** Start of PROVIDED DATA **

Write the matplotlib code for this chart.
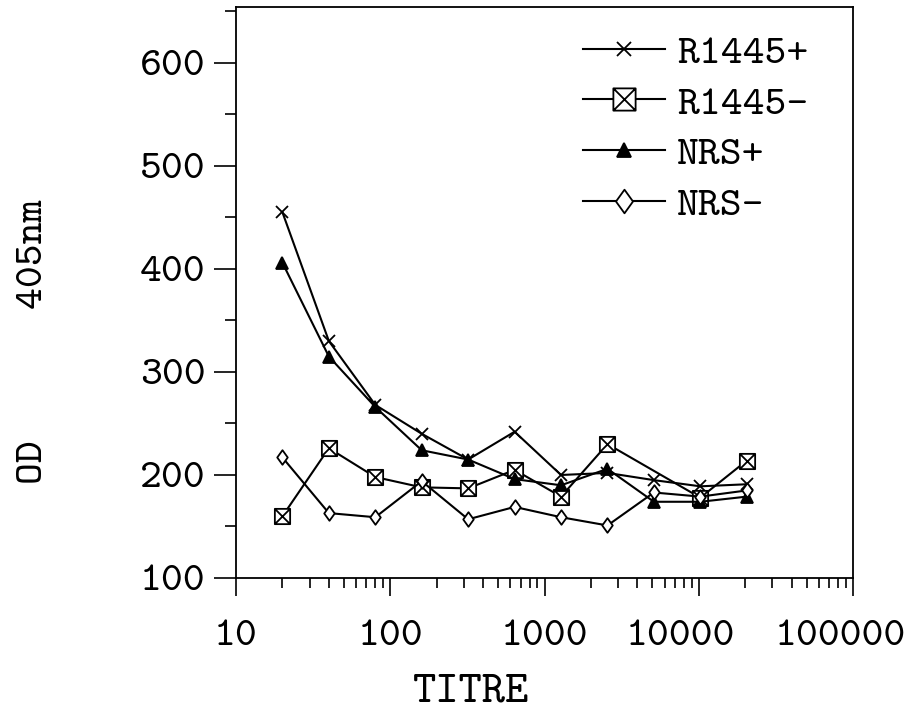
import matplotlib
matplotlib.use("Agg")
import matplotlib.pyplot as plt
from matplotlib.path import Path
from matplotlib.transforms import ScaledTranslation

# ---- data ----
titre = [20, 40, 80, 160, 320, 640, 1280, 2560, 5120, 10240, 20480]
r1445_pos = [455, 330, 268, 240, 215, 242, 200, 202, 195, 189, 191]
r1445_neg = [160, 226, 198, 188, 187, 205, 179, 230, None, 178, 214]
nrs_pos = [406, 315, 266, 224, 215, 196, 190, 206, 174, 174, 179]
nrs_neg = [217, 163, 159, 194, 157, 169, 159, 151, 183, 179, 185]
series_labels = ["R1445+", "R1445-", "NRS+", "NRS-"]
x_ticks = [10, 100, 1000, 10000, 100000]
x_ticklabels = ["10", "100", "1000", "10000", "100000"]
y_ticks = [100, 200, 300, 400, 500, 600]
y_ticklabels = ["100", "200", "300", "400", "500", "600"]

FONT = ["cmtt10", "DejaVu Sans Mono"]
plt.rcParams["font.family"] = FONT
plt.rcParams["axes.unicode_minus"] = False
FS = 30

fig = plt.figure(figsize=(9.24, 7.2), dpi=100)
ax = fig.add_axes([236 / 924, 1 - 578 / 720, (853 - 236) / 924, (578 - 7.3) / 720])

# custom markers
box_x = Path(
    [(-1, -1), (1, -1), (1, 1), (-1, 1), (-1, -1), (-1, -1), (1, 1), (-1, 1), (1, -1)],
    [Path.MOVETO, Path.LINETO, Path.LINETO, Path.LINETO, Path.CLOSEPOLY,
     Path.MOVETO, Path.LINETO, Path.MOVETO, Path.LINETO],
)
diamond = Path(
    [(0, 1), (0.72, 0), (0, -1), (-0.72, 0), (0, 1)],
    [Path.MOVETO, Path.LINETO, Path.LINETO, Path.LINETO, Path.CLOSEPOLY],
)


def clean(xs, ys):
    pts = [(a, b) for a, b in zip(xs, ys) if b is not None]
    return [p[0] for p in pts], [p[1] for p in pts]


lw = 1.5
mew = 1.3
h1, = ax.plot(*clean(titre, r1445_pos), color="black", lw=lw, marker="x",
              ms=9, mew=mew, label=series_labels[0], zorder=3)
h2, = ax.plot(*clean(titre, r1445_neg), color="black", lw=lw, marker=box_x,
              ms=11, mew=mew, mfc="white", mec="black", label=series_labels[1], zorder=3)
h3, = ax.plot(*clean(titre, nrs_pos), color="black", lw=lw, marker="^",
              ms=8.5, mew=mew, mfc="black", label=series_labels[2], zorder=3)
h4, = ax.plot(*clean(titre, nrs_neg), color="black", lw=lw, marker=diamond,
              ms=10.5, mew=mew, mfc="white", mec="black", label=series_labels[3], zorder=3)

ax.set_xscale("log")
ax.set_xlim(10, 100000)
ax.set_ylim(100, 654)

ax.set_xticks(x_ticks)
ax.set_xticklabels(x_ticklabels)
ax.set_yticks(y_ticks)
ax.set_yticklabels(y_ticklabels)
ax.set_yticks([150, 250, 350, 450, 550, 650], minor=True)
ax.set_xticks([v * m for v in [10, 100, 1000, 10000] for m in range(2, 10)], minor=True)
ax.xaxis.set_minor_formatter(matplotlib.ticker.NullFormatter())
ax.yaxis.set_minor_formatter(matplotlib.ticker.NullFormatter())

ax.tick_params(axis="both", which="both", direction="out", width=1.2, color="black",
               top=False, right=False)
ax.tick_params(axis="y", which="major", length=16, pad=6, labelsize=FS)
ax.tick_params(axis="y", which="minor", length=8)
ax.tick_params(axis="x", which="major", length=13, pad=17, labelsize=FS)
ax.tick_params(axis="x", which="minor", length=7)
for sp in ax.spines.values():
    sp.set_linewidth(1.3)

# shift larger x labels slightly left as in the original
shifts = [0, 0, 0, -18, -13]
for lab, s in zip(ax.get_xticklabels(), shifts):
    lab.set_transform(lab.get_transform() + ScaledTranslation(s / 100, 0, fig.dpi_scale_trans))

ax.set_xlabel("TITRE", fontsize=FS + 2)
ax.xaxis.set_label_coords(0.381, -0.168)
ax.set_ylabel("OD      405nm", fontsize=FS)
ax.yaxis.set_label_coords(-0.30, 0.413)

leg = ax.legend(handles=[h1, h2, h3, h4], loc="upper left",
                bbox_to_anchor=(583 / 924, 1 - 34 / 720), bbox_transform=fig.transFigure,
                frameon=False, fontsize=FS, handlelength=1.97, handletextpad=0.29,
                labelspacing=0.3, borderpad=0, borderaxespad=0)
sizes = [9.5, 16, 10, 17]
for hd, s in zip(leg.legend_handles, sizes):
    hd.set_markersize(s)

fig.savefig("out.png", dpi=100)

** End of PROVIDED DATA **

▸ **WHAT IS BEING ASKED**
Emit the lines of the material exactly, from its first line to the line containing "from matplotlib.transforms import", inclusive; leave every picture out.

▸ **RESULT**
Write the matplotlib code for this chart.
import matplotlib
matplotlib.use("Agg")
import matplotlib.pyplot as plt
from matplotlib.path import Path
from matplotlib.transforms import ScaledTranslation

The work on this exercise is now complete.